The problem you are facing is related to language restriction for beginners: usually higher-order functions are a syntax error in the language, because beginners do not yet know about them.
There is a way to discard this. Your procedure source may be flagged as one of the exceptions to this limitation using provide-higher-order-primitive , which is specifically designed to work with BSL.
Here is what your library looks like with it:
#lang racket/base
(require lang/prim
racket/bool
(for-syntax racket/base))
(provide define/save-source)
(provide-higher-order-primitive procedure-name (fn))
(provide-higher-order-primitive procedure-source (fn))
(define *procedure-name-hash* (make-hash))
(define *procedure-source-hash* (make-hash))
(define (save-source! fn name body)
(hash-set! *procedure-name-hash* fn name)
(hash-set! *procedure-source-hash* fn body))

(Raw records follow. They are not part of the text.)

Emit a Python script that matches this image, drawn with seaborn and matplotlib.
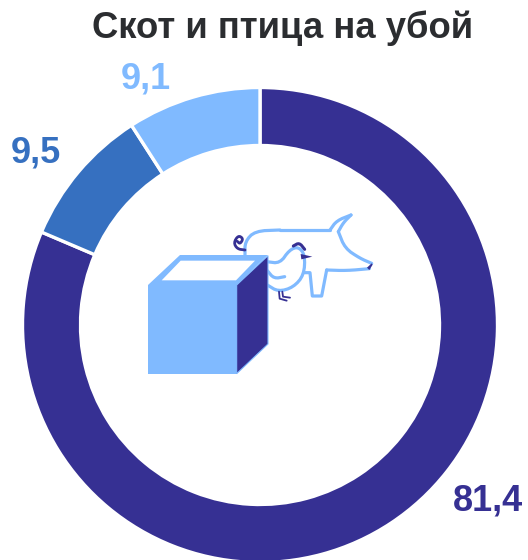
import numpy as np
import matplotlib
matplotlib.use("Agg")
import matplotlib.pyplot as plt
from matplotlib.patches import Polygon
import seaborn as sns

title = "Скот и птица на убой"
categories = ["Крупный", "Средний", "Мелкий"]
values = [81.4, 9.5, 9.1]
colors = ["#363093", "#3670C0", "#80BAFF"]
label_pos = [(488, 501), (35.5, 153), (145.5, 79)]

W, H = 528, 560
sns.set_theme(style="white")
plt.rcParams["font.family"] = ["Liberation Sans", "DejaVu Sans"]
palette = sns.color_palette(colors)
DARK, MID, LIGHT = colors

fig = plt.figure(figsize=(W / 100, H / 100), dpi=100, facecolor="white")
ax = fig.add_axes([0, 0, 1, 1])
ax.pie(values, colors=palette, startangle=90, counterclock=False,
       center=(260, H - 325), radius=237.5,
       wedgeprops=dict(width=58, edgecolor="white", linewidth=2.4))
ax.set_xlim(0, W)
ax.set_ylim(0, H)
ax.set_aspect("equal")
ax.axis("off")


def px(pts):
    """Pixel coordinates (y down) to axes data."""
    a = np.asarray(pts, float)
    return np.c_[a[:, 0], H - a[:, 1]]


def zpx(pts):
    """Icon sketch coordinates (3x crop at 130,200) to pixels."""
    a = np.asarray(pts, float)
    return np.c_[a[:, 0] / 3 + 130, a[:, 1] / 3 + 200]


def smooth(pts, n=2):
    a = np.asarray(pts, float)
    for _ in range(n):
        q = 0.75 * a[:-1] + 0.25 * a[1:]
        r = 0.25 * a[:-1] + 0.75 * a[1:]
        b = np.empty((2 * len(q), 2))
        b[0::2], b[1::2] = q, r
        a = np.vstack([a[:1], b, a[-1:]])
    return a


def stroke(pts, color, lw=2.3, z=3, sm=True):
    a = px(zpx(smooth(pts) if sm else pts))
    ax.plot(a[:, 0], a[:, 1], color=color, lw=lw, zorder=z,
            solid_capstyle="round", solid_joinstyle="round")


def poly(pts, color, z, ec="none", lw=0):
    ax.add_patch(Polygon(px(zpx(pts)), closed=True, fc=color, ec=ec, lw=lw, zorder=z))


# Pig
stroke([(345, 165), (345, 125), (375, 93), (450, 90)], LIGHT)
stroke([(450, 90), (600, 90)], LIGHT, sm=False)
stroke([(600, 90), (620, 62), (663, 45)], LIGHT)
stroke([(663, 45), (640, 68), (625, 95)], LIGHT)
stroke([(625, 95), (645, 145), (690, 175), (725, 190)], LIGHT)
stroke([(718, 206), (650, 212), (590, 210)], LIGHT)
stroke([(590, 210), (575, 288), (547, 288), (540, 218), (515, 218)], LIGHT, sm=False)
poly([(725, 190), (728, 194), (718, 210), (711, 203)], DARK, 4)
stroke([(345, 150), (322, 147), (311, 128), (325, 106), (340, 116), (330, 132), (322, 124)],
       DARK, 2.0)

# Chicken
chicken_line = [(410, 185), (450, 190), (478, 150), (505, 140), (525, 165), (522, 225),
                (490, 262), (445, 275), (412, 255)]
poly(smooth(chicken_line), "white", 5)
stroke(chicken_line, LIGHT, 2.3, 6)
stroke([(412, 212), (432, 236), (464, 230)], LIGHT, 2.3, 6)
stroke([(490, 138), (508, 128), (524, 148)], DARK, 2.2, 6)
poly([(512, 162), (547, 170), (514, 178)], DARK, 6)
stroke([(447, 275), (449, 296), (470, 302)], DARK, 1.3, 6, sm=False)
stroke([(457, 275), (459, 290), (480, 293)], DARK, 1.3, 6, sm=False)

# Cube
poly([(54, 255), (150, 165), (413, 165), (320, 255)], LIGHT, 7)
poly([(95, 241), (152, 182), (375, 182), (318, 241)], "white", 8)
poly([(54, 255), (320, 255), (320, 521), (54, 521)], LIGHT, 9)
poly([(320, 255), (414, 167), (414, 432), (320, 521)], DARK, 9, ec=LIGHT, lw=0.8)

# Texts
for v, c, (x, y) in zip(values, colors, label_pos):
    ax.text(x, H - y, f"{v:.1f}".replace(".", ","), color=c, fontsize=26,
            fontweight="bold", ha="center", va="center", zorder=10)
ax.text(283, H - 28.5, title, color="#2B2D30", fontsize=26.3, fontweight="bold",
        ha="center", va="center", zorder=10)

fig.savefig("out.png", dpi=100, facecolor="white")
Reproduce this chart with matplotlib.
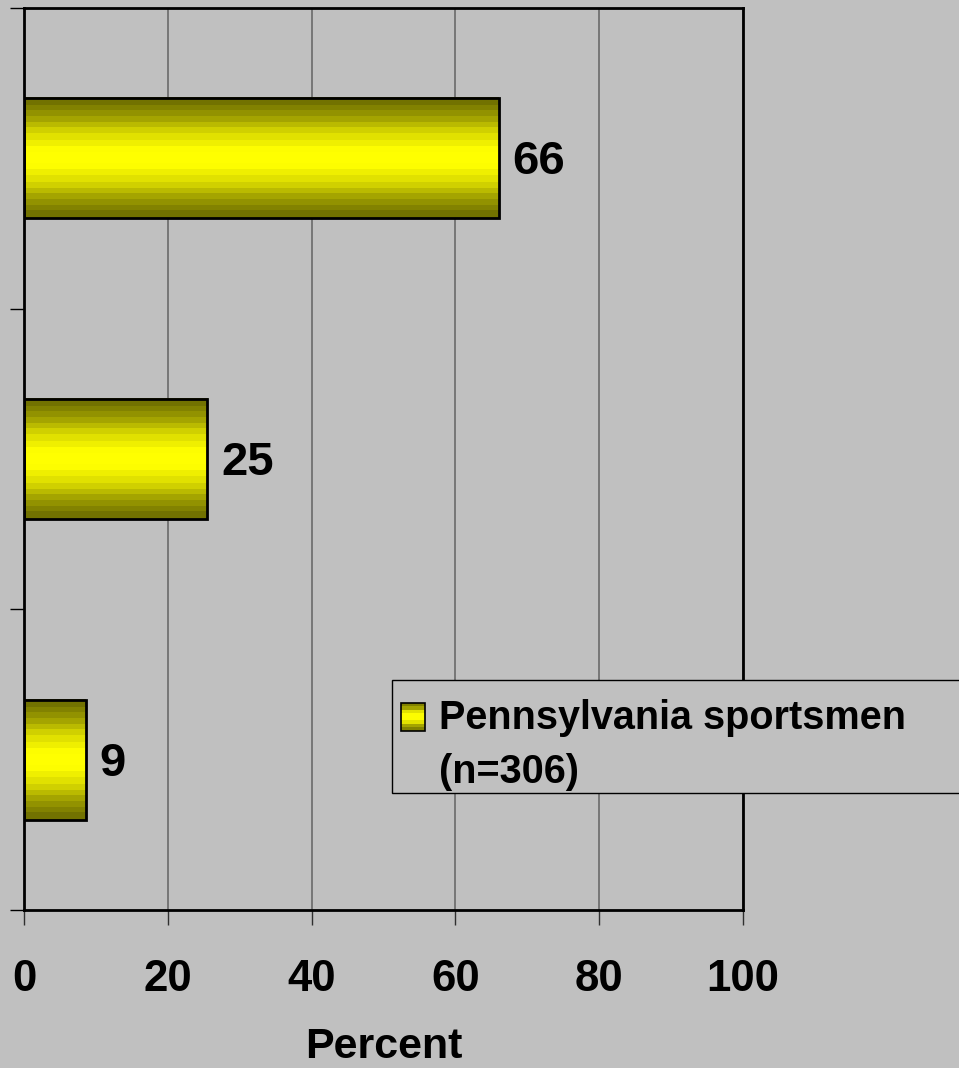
import numpy as np
import matplotlib
matplotlib.use("Agg")
import matplotlib.pyplot as plt
from matplotlib.colors import LinearSegmentedColormap
from matplotlib.patches import Rectangle
from matplotlib.legend_handler import HandlerBase

# ---- data (top to bottom) ----
categories = ["Group 1", "Group 2", "Group 3"]
values = [66.0, 25.5, 8.6]
value_labels = ["66", "25", "9"]
series_name = "Pennsylvania sportsmen\n(n=306)"
xticks = [0, 20, 40, 60, 80, 100]
xlabel = "Percent"

BG = "#C0C0C0"
plt.rcParams["font.family"] = ["Liberation Sans", "DejaVu Sans"]

grad_cmap = LinearSegmentedColormap.from_list(
    "olive_yellow",
    ["#727200", "#9E9E00", "#DADA00", "#FFFF00", "#FFFF00", "#DADA00", "#9E9E00", "#727200"],
    N=20)

fig = plt.figure(figsize=(9.59, 10.68), dpi=100, facecolor=BG)
ax = fig.add_axes([24/959, 1-910/1068, (743-24)/959, (910-8)/1068])
ax.set_facecolor(BG)

pos = np.arange(len(categories))
bars = ax.barh(pos, values, height=0.4, facecolor="none", edgecolor="black",
               linewidth=2, zorder=4)
grad = np.linspace(0, 1, 64).reshape(-1, 1)
for b in bars:
    x0, y0 = b.get_x(), b.get_y()
    w, h = b.get_width(), b.get_height()
    ax.imshow(grad, extent=[x0, x0 + w, y0, y0 + h], aspect="auto", cmap=grad_cmap,
              interpolation="nearest", zorder=3)

ax.set_xlim(0, 100)
ax.set_ylim(len(categories) - 0.5, -0.5)

vtexts = ax.bar_label(bars, labels=value_labels, padding=10, fontsize=34, fontweight="bold")
for t in vtexts:
    t.xyann = (10, -3)

ax.set_xticks(xticks)
ax.set_xticklabels([str(t) for t in xticks], fontsize=31.5, fontweight="bold")
ax.tick_params(axis="x", direction="out", length=11, width=1, color="#303030", pad=24)
ax.set_yticks(np.arange(len(categories) + 1) - 0.5)
ax.set_yticklabels([])
ax.tick_params(axis="y", direction="out", length=10, width=1, color="black")

ax.grid(axis="x", color="#6A6A6A", linewidth=1.2, zorder=1)
ax.set_axisbelow(True)
for s in ax.spines.values():
    s.set_color("black")
    s.set_linewidth(2)
    s.set_zorder(5)

ax.set_xlabel(xlabel, fontsize=31, fontweight="bold", labelpad=20)


class GradientHandler(HandlerBase):
    def __init__(self, shift=0.0, **kw):
        super().__init__(**kw)
        self.shift = shift

    def create_artists(self, legend, orig_handle, xdescent, ydescent, width, height,
                       fontsize, trans):
        n = 8
        arts = []
        y0 = -ydescent + self.shift
        for i in range(n):
            c = grad_cmap((i + 0.5) / n)
            arts.append(Rectangle((-xdescent, y0 + i * height / n), width, height / n,
                                  facecolor=c, edgecolor="none", transform=trans))
        arts.append(Rectangle((-xdescent, y0), width, height, facecolor="none",
                              edgecolor="black", linewidth=1.2, transform=trans))
        return arts


# legend frame
fig.patches.append(Rectangle((392/959, 1-793/1068), (975-392)/959, (793-680)/1068,
                             transform=fig.transFigure, facecolor=BG, edgecolor="black",
                             linewidth=1, zorder=6))
leg = fig.legend([bars], [series_name],
                 handler_map={type(bars): GradientHandler(shift=21)},
                 loc="upper left", bbox_to_anchor=(401/959, 1-699/1068),
                 frameon=False, prop={"size": 28.5, "weight": "bold"},
                 handlelength=0.6, handleheight=0.7, handletextpad=0.36,
                 borderpad=0, borderaxespad=0)
for t in leg.get_texts():
    t.set_linespacing(1.52)
leg.set_zorder(7)

fig.savefig("out.png", dpi=100, facecolor=BG)
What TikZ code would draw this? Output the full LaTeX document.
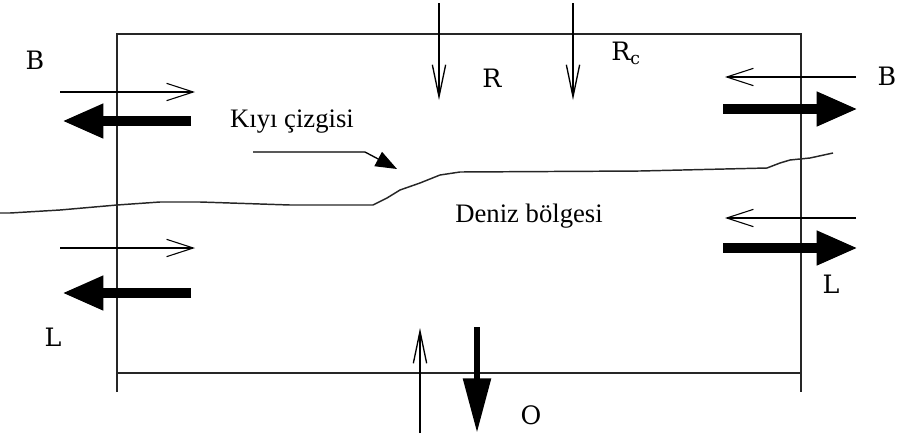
\documentclass[tikz,border=0pt]{standalone}
\usepackage{fontspec}
\newfontfamily\timesfont{Liberation Serif}
\newfontfamily\labfont{DejaVu Serif}
\usetikzlibrary{arrows.meta}
\tikzset{
  frame/.style={line width=1.5pt, black!85},
  thinflow/.style={line width=0.8pt, -{Straight Barb[length=20pt,width=13pt,line width=0.8pt]}},
  thinvert/.style={line width=1pt, -{Straight Barb[length=24pt,width=10pt,line width=1pt]}},
  thickflow/.style={line width=7.5pt, -{Triangle[length=31pt,width=24pt]}},
  thickdown/.style={line width=5pt, -{Triangle[length=41pt,width=20pt]}},
  coast/.style={line width=1.1pt, black!85},
  lab/.style={font=\labfont\fontsize{19}{22}\selectfont, anchor=base, inner sep=0pt},
  txt/.style={font=\timesfont\fontsize{20}{24}\selectfont, anchor=base, inner sep=0pt},
}
\begin{document}
\begin{tikzpicture}[x=0.75pt,y=-0.75pt]
\useasboundingbox (0,0) rectangle (898,436);
% frame
\coordinate (tl) at (117,34);
\coordinate (tr) at (801,34);
\coordinate (bl) at (117,392);
\coordinate (br) at (801,392);
\coordinate (bbl) at (117,373);
\coordinate (bbr) at (801,373);
\draw[frame] (bl) -- (tl) -- (tr) -- (br);
\draw[frame] (bbl) -- (bbr);
% coastline
\draw[coast] (0,213) -- (10,213) -- (60,210) -- (117,205) -- (160,202) -- (200,202)
  -- (290,205) -- (373,205) -- (387,198) -- (400,190) -- (420,183) -- (440,175)
  -- (460,172) -- (640,171) -- (767,168) -- (780,163) -- (790,160) -- (810,158) -- (833,153);
% coast annotation
\node[txt] (kiyi) at (292,127) {Kıyı çizgisi};
\coordinate (a0) at (253,152);
\coordinate (a1) at (365,152);
\coordinate (a2) at (397,169);
\draw[line width=1pt, -{Triangle[length=16pt,width=12pt]}] (a0) -- (a1) -- (a2);
\node[txt] (deniz) at (529,222) {Deniz bölgesi};
% top arrows
\coordinate (r0) at (439,3); \coordinate (r1) at (439,100);
\coordinate (rc0) at (573,3); \coordinate (rc1) at (573,100);
\draw[thinvert] (r0) -- (r1);
\draw[thinvert] (rc0) -- (rc1);
\node[lab] (R) at (492,87) {R};
\node[lab, anchor=base west] (Rc) at (611,60) {R\raisebox{-0.35ex}{\fontsize{13}{15}\selectfont c}};
% left side
\node[lab] (BL) at (35,69) {B};
\coordinate (lb0) at (60,92); \coordinate (lb1) at (195,92);
\draw[thinflow] (lb0) -- (lb1);
\coordinate (lB0) at (191,121); \coordinate (lB1) at (62,121);
\draw[thickflow] (lB0) -- (lB1);
\coordinate (ll0) at (60,248); \coordinate (ll1) at (195,248);
\draw[thinflow] (ll0) -- (ll1);
\coordinate (lL0) at (191,293); \coordinate (lL1) at (62,293);
\draw[thickflow] (lL0) -- (lL1);
\node[lab] (LL) at (53,346) {L};
% right side
\node[lab] (BR) at (887,85) {B};
\coordinate (rb0) at (856,77); \coordinate (rb1) at (725,77);
\draw[thinflow] (rb0) -- (rb1);
\coordinate (rB0) at (723,109); \coordinate (rB1) at (858,109);
\draw[thickflow] (rB0) -- (rB1);
\coordinate (rl0) at (856,218); \coordinate (rl1) at (725,218);
\draw[thinflow] (rl0) -- (rl1);
\coordinate (rL0) at (723,248); \coordinate (rL1) at (858,248);
\draw[thickflow] (rL0) -- (rL1);
\node[lab] (LR) at (831,293) {L};
% bottom
\coordinate (u0) at (420,433); \coordinate (u1) at (420,328);
\draw[thinvert] (u0) -- (u1);
\coordinate (o0) at (477,327); \coordinate (o1) at (477,433);
\draw[thickdown] (o0) -- (o1);
\node[lab] (O) at (531,424) {O};
\end{tikzpicture}
\end{document}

(define (procedure-name fn)
(hash-ref *procedure-name-hash* fn false))
(define (procedure-source fn)
(hash-ref *procedure-source-hash* fn false))
(define-syntax define/save-source
(syntax-rules ()
((_ (name formals ...) body-expressions ...)
(begin
(define name (λ(formals ...) body-expressions ...))
(save-source! name 'name '(λ(formals ...) body-expressions ...))))
((_ name (λ(formals ...) body-expressions ...))
(begin
(define name (λ(formals ...) body-expressions ...))
(save-source! name 'name '(λ(formals ...) body-expressions ...))))
((_ name value)
(define name value))))
BSL programs that use this should be able to use the name of the procedure and the source of the procedures.